The classing system is financed in part by revenue from sales of loose cotton from all the samples classed each year, says Larry Creed, manager of the Dumas, Ark., office, which handles a large part of the Mid-South crop.
“Last year's average cotton price was only 24.3 cents per pound,” he told northwest Mississippi cotton ginners at the annual membership meeting of the Southern Cotton Ginners Association at Clarksdale, “so our income from cotton sales was off substantially.”
The classing fee this year will be $1.45.
“We hope cotton prices will improve and that in the future we'll be able to reduce the fee,” he said.
Over the years, the fee has varied from a low of $1.30 per bale to a high of $1.92, Creed noted.
The slight increase in the classing fee comes with some good news, however: The Dumas office has just completed installation and initial testing of 30 new HVI classing lines, so this year's crop will be classed on the most sophisticated electronic equipment now available.
“We've been putting the machines through checks for precision, accuracy, and volume,” he said, “and we'll start retesting it next Monday to be sure it'll be ready to do the best job possible when cotton starts coming in.”
More than 17 million bales were graded on the old machines.
Creed said a change in module averaging procedures will also be in effect this year.
“In the past, bales that were out of range could be sent back by producers for reclassing, at no charge.

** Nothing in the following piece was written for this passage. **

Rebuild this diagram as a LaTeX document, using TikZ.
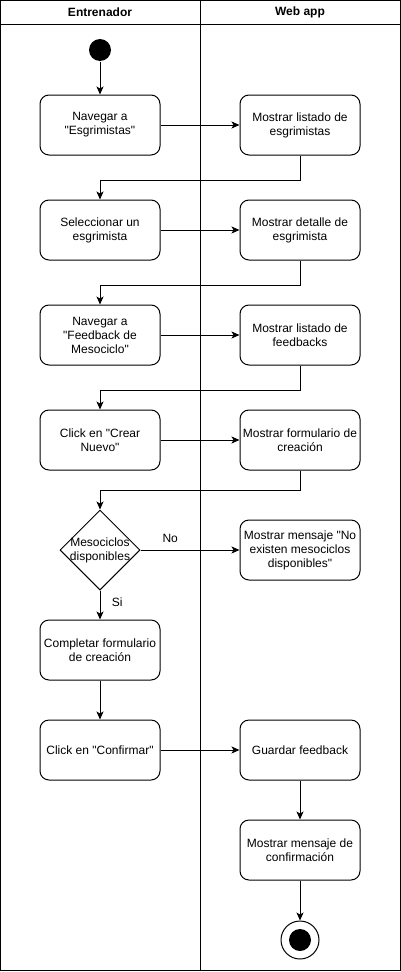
\documentclass[tikz,border=0pt]{standalone}
\usepackage{fontspec}
\setmainfont{Liberation Sans}
\usetikzlibrary{positioning, arrows.meta, shapes.geometric, calc}
\newcommand{\dq}{\textquotedbl}

\begin{document}
\begin{tikzpicture}[
  x=1pt, y=-1pt,
  line width=1pt,
  box/.style={draw, rounded corners=9pt, align=center, minimum width=120pt, minimum height=60pt, inner sep=2pt},
  decision/.style={draw, diamond, minimum width=80pt, minimum height=80pt, inner sep=0pt},
  arrow/.style={-{Stealth[length=8pt, width=7pt, inset=2pt]}},
  lane/.style={font=\fontsize{12}{14}\selectfont\bfseries},
  every node/.style={font=\fontsize{12}{14}\selectfont}
]
\useasboundingbox (0,0) rectangle (401,972);

% swimlanes
\draw (0.5,0.5) rectangle (400,970);
\draw (0.5,24) -- (400,24);
\draw (200,0.5) -- (200,970);
\node[lane] (laneA) at (100,12) {Entrenador};
\node[lane] (laneB) at (300,12) {Web app};

% trainer lane
\node[circle, fill=black, minimum size=22pt, inner sep=0pt] (start) at (100,50) {};
\node[box] (nav) at (100,125) {Navegar a\\\dq Esgrimistas\dq};
\node[box] (sel) at (100,230) {Seleccionar un\\esgrimista};
\node[box] (navfb) at (100,335) {Navegar a\\\dq Feedback de\\Mesociclo\dq};
\node[box] (crear) at (100,440) {Click en \dq Crear\\Nuevo\dq};
\node[decision] (dec) at (100,550) {};
\node[align=center] (dectext) at (dec) {Mesociclos\\disponibles};
\node[box] (compl) at (100,650) {Completar formulario\\de creación};
\node[box] (conf) at (100,750) {Click en \dq Confirmar\dq};

% web app lane
\node[box] (lista) at (300,125) {Mostrar listado de\\esgrimistas};
\node[box] (detalle) at (300,230) {Mostrar detalle de\\esgrimista};
\node[box] (listafb) at (300,335) {Mostrar listado de\\feedbacks};
\node[box] (form) at (300,440) {Mostrar formulario de\\creación};
\node[box] (nomeso) at (300,550) {Mostrar mensaje \dq No\\existen mesociclos\\disponibles\dq};
\node[box] (guardar) at (300,750) {Guardar feedback};
\node[box] (msgconf) at (300,850) {Mostrar mensaje de\\confirmación};
\node[circle, draw, minimum size=38pt, inner sep=0pt] (fin) at (300,940) {};
\node[circle, fill=black, minimum size=22pt, inner sep=0pt] (finin) at (fin) {};

\draw[arrow] (start) -- (nav);
\draw[arrow] (nav) -- (lista);
\draw[arrow] (lista.south) -- ++(0,25) -| (sel.north);
\draw[arrow] (sel) -- (detalle);
\draw[arrow] (detalle.south) -- ++(0,25) -| (navfb.north);
\draw[arrow] (navfb) -- (listafb);
\draw[arrow] (listafb.south) -- ++(0,25) -| (crear.north);
\draw[arrow] (crear) -- (form);
\draw[arrow] (form.south) -- ++(0,20) -| (dec.north);
\draw[arrow] (dec.east) -- node[pos=0.3, above=4pt] (lblno) {No} (nomeso.west);
\draw[arrow] (dec.south) -- node[pos=0.4, right=8pt] (lblsi) {Si} (compl.north);
\draw[arrow] (compl) -- (conf);
\draw[arrow] (conf) -- (guardar);
\draw[arrow] (guardar) -- (msgconf);
\draw[arrow] (msgconf) -- (fin);

\end{tikzpicture}
\end{document}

In the majority of the cases, the new values of the retested outlier bales were unchanged from the average of the module.
“So, rather than spend the time reclassing those bales, we will assign a module average to them.”
Exceptions will be first and last bales from a module, if they are different from the rest of the module.
The producer will have the option, Creed noted, of accepting the module average for those “outlier” bales or having them reclassified.
“When they telephone our automated system to get their classing data, there will be a prompt to allow module averaging. It's completely in their control: If they accept module averaging, we do it; if they don't, we'll class each bale and release individual bale information instead of averaged data from the module.”